*GIVEN EXERCISE*
From the entries below, copy every line holding the word "that".

*Collected data entries*

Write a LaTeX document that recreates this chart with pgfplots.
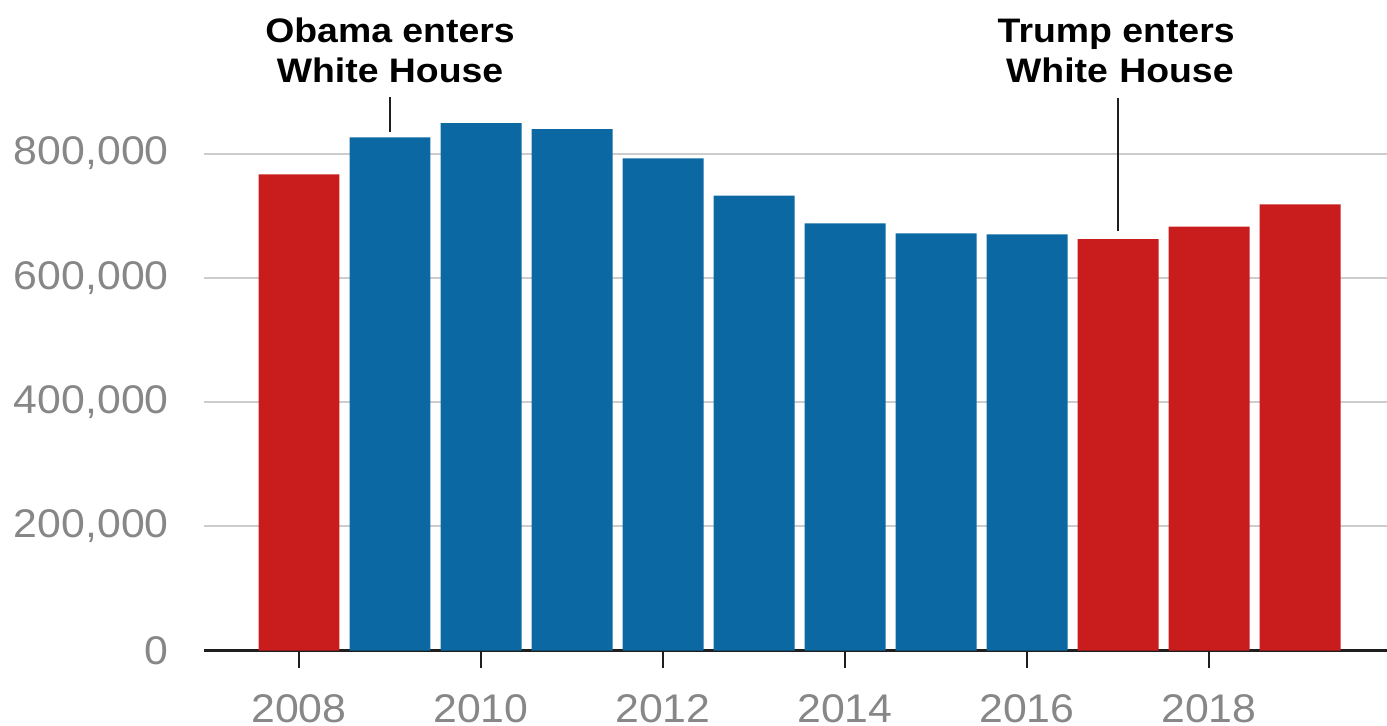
\documentclass[border=0pt]{standalone}
\usepackage{fontspec}
\setmainfont{Liberation Sans}
\newfontfamily\tickfont[FakeStretch=1.07]{Liberation Sans}
\newfontfamily\annfont[FakeStretch=1.1]{Liberation Sans}
\usepackage{pgfplots}
\pgfplotsset{compat=1.18}
\definecolor{barred}{RGB}{201,28,28}
\definecolor{barblue}{RGB}{11,104,163}
\definecolor{ticklab}{RGB}{135,135,135}
\definecolor{gridc}{RGB}{204,204,204}
\definecolor{axisc}{RGB}{30,30,30}
\begin{document}
\begin{tikzpicture}
\begin{axis}[
  scale only axis,
  width=591.5pt, height=310.6pt,
  xmin=2006.956, xmax=2019.956,
  ymin=0, ymax=1000000,
  ybar, bar width=0.89, bar shift=0pt,
  axis lines*=left,
  y axis line style={opacity=0},
  x axis line style={line width=1.75pt, color=axisc},
  xtick={2008,2010,2012,2014,2016,2018},
  xticklabels={2008,2010,2012,2014,2016,2018},
  ytick={0,200000,400000,600000,800000},
  yticklabels={0,{200,000},{400,000},{600,000},{800,000}},
  scaled y ticks=false,
  tick align=outside,
  major tick length=8.5pt,
  every x tick/.style={draw=axisc, line width=1pt},
  every y tick/.style={opacity=0},
  ymajorgrids,
  grid style={line width=1pt, color=gridc, opacity=1},
  ticklabel style={font=\tickfont\fontsize{20}{24}\selectfont, color=ticklab, inner sep=0pt},
  yticklabel style={anchor=east, xshift=-9pt},
  xticklabel style={anchor=north, yshift=-13.5pt},
  clip=false,
]
\addplot[fill=barred, draw=none] coordinates {
  (2008,766500) (2017,662400) (2018,682200) (2019,718200)
};
\addplot[fill=barblue, draw=none] coordinates {
  (2009,826100) (2010,849100) (2011,839400) (2012,792300)
  (2013,732100) (2014,687600) (2015,671500) (2016,669900)
};
\draw[line width=1pt, color=axisc] (axis cs:2009,891000) -- (axis cs:2009,834600);
\draw[line width=1pt, color=axisc] (axis cs:2017,889700) -- (axis cs:2017,675300);
\node[anchor=base, font=\annfont\bfseries\fontsize{17}{20}\selectfont, inner sep=0pt] at (axis cs:2009,979500) {Obama enters};
\node[anchor=base, font=\annfont\bfseries\fontsize{17}{20}\selectfont, inner sep=0pt] at (axis cs:2016.98,979500) {Trump enters};
\node[anchor=base, font=\annfont\bfseries\fontsize{17}{20}\selectfont, inner sep=0pt] at (axis cs:2009,915100) {White House};
\node[anchor=base, font=\annfont\bfseries\fontsize{17}{20}\selectfont, inner sep=0pt] at (axis cs:2017.02,915100) {White\,\,House};
\coordinate (o) at (rel axis cs:0,0);
\end{axis}
\pgfresetboundingbox
\path[use as bounding box] ([shift={(-102pt,-37.25pt)}]o) rectangle ([shift={(591.5pt,325.25pt)}]o);
\end{tikzpicture}
\end{document}
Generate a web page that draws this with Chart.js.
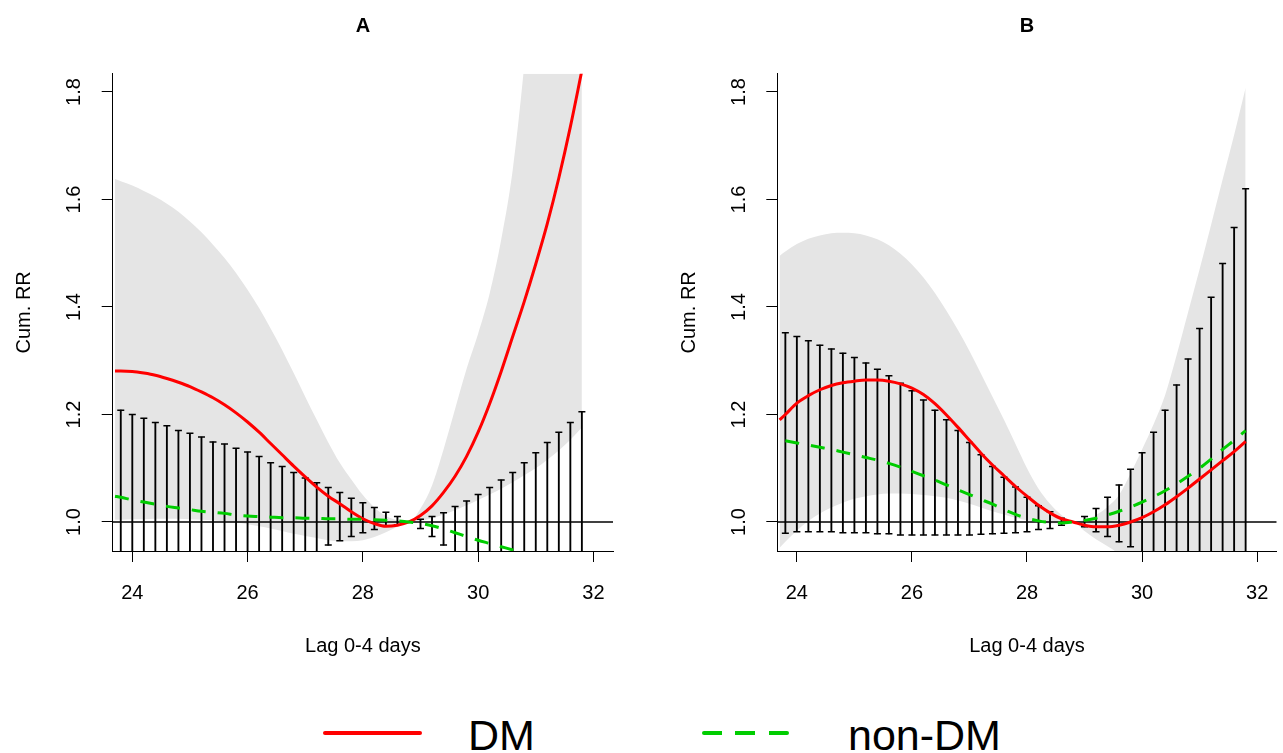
<!DOCTYPE html>
<html>
<head>
<meta charset="utf-8">
<script src="https://cdn.jsdelivr.net/npm/chart.js@4.4.1/dist/chart.umd.min.js"></script>
<style>
  body { margin: 0; background: #fff; width: 1283px; height: 753px; overflow: hidden; position: relative;
         font-family: "Liberation Sans", Arial, sans-serif; }
  .panel { position: absolute; top: 0; height: 680px; }
  #boxA { left: 0; width: 641px; }
  #boxB { left: 641px; width: 642px; }
  .key { position: absolute; top: 731px; height: 4px; }
  #keyDM { left: 323px; width: 99px; background: #ff0000; border-radius: 2px; }
  #keyNon { left: 702px; width: 87px;
            background: repeating-linear-gradient(to right, #00cd00 0 20px, transparent 20px 33.3px); border-radius: 2px; }
  .keytxt { position: absolute; font-size: 43px; line-height: 43px; top: 714px; color: #000; }
</style>
</head>
<body>
<div class="panel" id="boxA"><canvas id="chartA"></canvas></div>
<div class="panel" id="boxB"><canvas id="chartB"></canvas></div>
<div class="key" id="keyDM"></div><span class="keytxt" style="left:468px">DM</span>
<div class="key" id="keyNon"></div><span class="keytxt" style="left:848px">non-DM</span>

<script>
// temperature grid (lines + band), error bars use the same points without 23.7
const xs = [23.7, 23.8, 24.0, 24.2, 24.4, 24.6, 24.8, 25.0, 25.2, 25.4,
            25.6, 25.8, 26.0, 26.2, 26.4, 26.6, 26.8, 27.0, 27.2, 27.4,
            27.6, 27.8, 28.0, 28.2, 28.4, 28.6, 28.8, 29.0, 29.2, 29.4,
            29.6, 29.8, 30.0, 30.2, 30.4, 30.6, 30.8, 31.0, 31.2, 31.4,
            31.6, 31.8];
const barX = xs.slice(1);

const xTicks = [24, 26, 28, 30, 32];
const yTicks = [1.0, 1.2, 1.4, 1.6, 1.8];
const xTitle = "Lag 0-4 days";
const yTitle = "Cum. RR";
const seriesNames = ["DM", "non-DM"];

// panel A
const dmA = [1.281, 1.281, 1.280, 1.277, 1.273, 1.267, 1.260, 1.252, 1.242, 1.231,
             1.218, 1.203, 1.186, 1.167, 1.146, 1.125, 1.104, 1.084, 1.065, 1.048,
             1.034, 1.019, 1.006, 0.997, 0.992, 0.994, 1.000, 1.012, 1.030, 1.055,
             1.085, 1.122, 1.167, 1.220, 1.280, 1.345, 1.410, 1.480, 1.555, 1.640,
             1.735, 1.840];
const dmAHigh = [1.638, 1.634, 1.626, 1.616, 1.605, 1.592, 1.577, 1.559, 1.539, 1.516,
                 1.491, 1.463, 1.432, 1.398, 1.360, 1.320, 1.277, 1.233, 1.190, 1.148,
                 1.110, 1.079, 1.050, 1.027, 1.011, 1.003, 1.000, 1.025, 1.068, 1.135,
                 1.210, 1.285, 1.350, 1.425, 1.525, 1.655, 1.850, 2.100, 2.300, 2.500,
                 2.700, 2.900];
const dmALow = [1.004, 1.004, 1.005, 1.005, 1.006, 1.006, 1.006, 1.005, 1.004, 1.003,
                1.001, 0.999, 0.996, 0.992, 0.988, 0.983, 0.978, 0.974, 0.970, 0.966,
                0.964, 0.964, 0.966, 0.972, 0.981, 0.991, 1.000, 1.002, 1.007, 1.014,
                1.022, 1.031, 1.041, 1.051, 1.062, 1.074, 1.087, 1.100, 1.116, 1.133,
                1.153, 1.176];
const nonA = [1.048, 1.046, 1.041, 1.037, 1.033, 1.029, 1.026, 1.023, 1.020, 1.018,
              1.016, 1.013, 1.011, 1.010, 1.009, 1.008, 1.008, 1.007, 1.007, 1.006,
              1.006, 1.005, 1.005, 1.004, 1.003, 1.002, 1.000, 0.997, 0.993, 0.987,
              0.980, 0.973, 0.966, 0.960, 0.954, 0.948, 0.942, 0.936, 0.929, 0.922,
              0.915, 0.908];
const nonAHigh = [1.208, 1.200, 1.193, 1.185, 1.179, 1.170, 1.165, 1.158, 1.149, 1.145,
                  1.137, 1.130, 1.122, 1.110, 1.103, 1.092, 1.082, 1.073, 1.064, 1.055,
                  1.044, 1.036, 1.027, 1.018, 1.010, null, 1.005, 1.010, 1.017, 1.029,
                  1.039, 1.051, 1.064, 1.078, 1.092, 1.110, 1.129, 1.148, 1.167, 1.185,
                  1.205];
const nonALow = [0.906, 0.903, 0.901, 0.900, 0.899, 0.899, 0.898, 0.898, 0.899, 0.900,
                 0.901, 0.902, 0.904, 0.908, 0.912, 0.920, 0.930, 0.942, 0.957, 0.965,
                 0.973, 0.980, 0.986, 0.992, 0.995, null, 0.988, 0.973, 0.957, 0.933,
                 0.912, 0.890, 0.870, 0.850, 0.830, 0.805, 0.780, 0.755, 0.730, 0.705,
                 0.680];

// panel B
const dmB = [1.190, 1.200, 1.221, 1.235, 1.246, 1.254, 1.259, 1.262, 1.264, 1.264,
             1.262, 1.257, 1.249, 1.237, 1.220, 1.199, 1.176, 1.152, 1.128, 1.106,
             1.086, 1.066, 1.048, 1.031, 1.017, 1.006, 1.000, 0.994, 0.991, 0.991,
             0.994, 1.000, 1.008, 1.019, 1.032, 1.047, 1.063, 1.080, 1.097, 1.114,
             1.131, 1.150];
const dmBHigh = [1.495, 1.503, 1.517, 1.527, 1.533, 1.537, 1.538, 1.537, 1.533, 1.526,
                 1.515, 1.499, 1.479, 1.455, 1.426, 1.393, 1.357, 1.318, 1.276, 1.233,
                 1.190, 1.145, 1.100, 1.062, 1.034, 1.013, 1.000, 1.004, 1.013, 1.028,
                 1.050, 1.090, 1.135, 1.182, 1.236, 1.310, 1.390, 1.470, 1.553, 1.637,
                 1.720, 1.808];
const dmBLow = [0.952, 0.963, 0.984, 1.002, 1.016, 1.027, 1.036, 1.043, 1.048, 1.051,
                1.053, 1.053, 1.052, 1.050, 1.048, 1.045, 1.040, 1.034, 1.027, 1.020,
                1.014, 1.008, 1.003, 0.999, 0.997, 0.998, 1.000, 0.983, 0.968, 0.955,
                0.940, 0.918, 0.896, 0.878, 0.860, 0.840, 0.820, 0.800, 0.780, 0.760,
                0.745, 0.730];
const nonB = [null, 1.151, 1.147, 1.143, 1.139, 1.135, 1.130, 1.125, 1.120, 1.115,
              1.109, 1.102, 1.094, 1.086, 1.078, 1.069, 1.060, 1.051, 1.042, 1.033,
              1.023, 1.014, 1.007, 1.002, 0.999, 0.998, 1.000, 1.003, 1.007, 1.013,
              1.020, 1.028, 1.037, 1.047, 1.058, 1.071, 1.085, 1.100, 1.117, 1.135,
              1.152, 1.170];
const nonBHigh = [1.352, 1.345, 1.337, 1.329, 1.322, 1.314, 1.306, 1.296, 1.284, 1.272,
                  1.258, 1.244, 1.227, 1.208, 1.190, 1.170, 1.148, 1.125, 1.103, 1.083,
                  1.065, 1.046, 1.030, 1.019, 1.007, null, 1.010, 1.025, 1.046, 1.069,
                  1.098, 1.129, 1.167, 1.208, 1.255, 1.303, 1.360, 1.418, 1.481, 1.548,
                  1.620];
const nonBLow = [0.979, 0.982, 0.982, 0.982, 0.982, 0.980, 0.980, 0.980, 0.978, 0.978,
                 0.976, 0.976, 0.976, 0.976, 0.976, 0.976, 0.976, 0.977, 0.978, 0.979,
                 0.980, 0.982, 0.986, 0.988, 0.994, null, 0.991, 0.982, 0.973, 0.963,
                 0.954, 0.942, 0.930, 0.920, 0.905, 0.890, 0.880, 0.870, 0.860, 0.850,
                 0.840];

const xMin = 23.66, xMax = 32.34;
const yMin = 0.946, yMax = 1.834;
const refLine = 1;

const FONT = '"Liberation Sans", Arial, sans-serif';

function pts(values) {
  return xs.map((x, i) => ({ x: x, y: values[i] }));
}

function panelText(letter) {
  return {
    id: 'panelText' + letter,
    afterDraw(chart) {
      const { ctx, chartArea: a, scales } = chart;
      const midX = (a.left + a.right) / 2;
      ctx.save();
      ctx.fillStyle = '#000';
      ctx.textAlign = 'center';
      ctx.textBaseline = 'middle';
      ctx.font = 'bold 20px ' + FONT;
      ctx.fillText(letter, midX, 26);
      ctx.font = '20px ' + FONT;
      xTicks.forEach(v => ctx.fillText(String(v), scales.x.getPixelForValue(v), 593));
      ctx.fillText(xTitle, midX, 646);
      yTicks.forEach(v => {
        ctx.save();
        ctx.translate(a.left - 38, scales.y.getPixelForValue(v));
        ctx.rotate(-Math.PI / 2);
        ctx.fillText(v.toFixed(1), 0, 0);
        ctx.restore();
      });
      ctx.translate(a.left - 88, (a.top + a.bottom) / 2);
      ctx.rotate(-Math.PI / 2);
      ctx.fillText(yTitle, 0, 0);
      ctx.restore();
    }
  };
}

function makeChart(id, letter, dm, dmHigh, dmLow, non, nonHigh, nonLow, yWidth, padRight) {
  const bars = barX.map((x, i) => ({ x: x, y: [nonLow[i], nonHigh[i]] })).filter(p => p.y[0] !== null);
  const upCaps = barX.map((x, i) => ({ x: x, y: nonHigh[i] })).filter(p => p.y !== null);
  const lowCaps = barX.map((x, i) => ({ x: x, y: nonLow[i] })).filter(p => p.y !== null);

  const axis = (ticks, min, max) => ({
    type: 'linear', min: min, max: max, offset: false,
    afterBuildTicks: s => { s.ticks = ticks.map(v => ({ value: v })); },
    ticks: { display: false },
    grid: { display: true, drawOnChartArea: false, drawTicks: true, tickLength: 11,
            color: '#000', lineWidth: 1, offset: false },
    border: { display: true, color: '#000', width: 1 }
  });

  new Chart(document.getElementById(id), {
    type: 'line',
    data: {
      datasets: [
        { label: seriesNames[1], data: pts(non), borderColor: '#00cd00', borderWidth: 3,
          borderDash: [14, 12], pointRadius: 0, cubicInterpolationMode: 'monotone', clip: 0 },
        { label: seriesNames[0], data: pts(dm), borderColor: '#ff0000', borderWidth: 3,
          pointRadius: 0, cubicInterpolationMode: 'monotone', clip: 0 },
        { label: 'ref', data: [{ x: xMin, y: refLine }, { x: xMax, y: refLine }],
          borderColor: '#000', borderWidth: 1.3, pointRadius: 0, clip: 0 },
        { type: 'scatter', label: 'upper', data: upCaps, pointStyle: 'line', pointRadius: 3.5,
          borderColor: '#000', pointBorderWidth: 1.5, showLine: false, clip: 0 },
        { type: 'scatter', label: 'lower', data: lowCaps, pointStyle: 'line', pointRadius: 3.5,
          borderColor: '#000', pointBorderWidth: 1.5, showLine: false, clip: 0 },
        { type: 'bar', label: 'ci', data: bars, backgroundColor: '#000', barThickness: 1.2,
          grouped: false, clip: 0 },
        { label: 'dmHigh', data: pts(dmHigh), borderWidth: 0, borderColor: 'rgba(0,0,0,0)',
          backgroundColor: '#e5e5e5', pointRadius: 0, fill: '+1',
          cubicInterpolationMode: 'monotone', clip: 0 },
        { label: 'dmLow', data: pts(dmLow), borderWidth: 0, borderColor: 'rgba(0,0,0,0)',
          pointRadius: 0, fill: false, cubicInterpolationMode: 'monotone', clip: 0 }
      ]
    },
    options: {
      responsive: true,
      maintainAspectRatio: false,
      animation: false,
      events: [],
      layout: { padding: { left: 0, right: padRight, top: 73.7, bottom: 0 } },
      plugins: { legend: { display: false }, tooltip: { enabled: false }, title: { display: false } },
      scales: {
        x: Object.assign(axis(xTicks, xMin, xMax), { afterFit: s => { s.height = 129; } }),
        y: Object.assign(axis(yTicks, yMin, yMax), { beginAtZero: false, afterFit: s => { s.width = yWidth; } })
      }
    },
    plugins: [panelText(letter)]
  });
}

makeChart('chartA', 'A', dmA, dmAHigh, dmALow, nonA, nonAHigh, nonALow, 112.7, 28);
makeChart('chartB', 'B', dmB, dmBHigh, dmBLow, nonB, nonBHigh, nonBLow, 136.3, 6.3);
</script>
</body>
</html>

*EXERCISE RESPONSE*
Write a LaTeX document that recreates this chart with pgfplots.
Generate a web page that draws this with Chart.js.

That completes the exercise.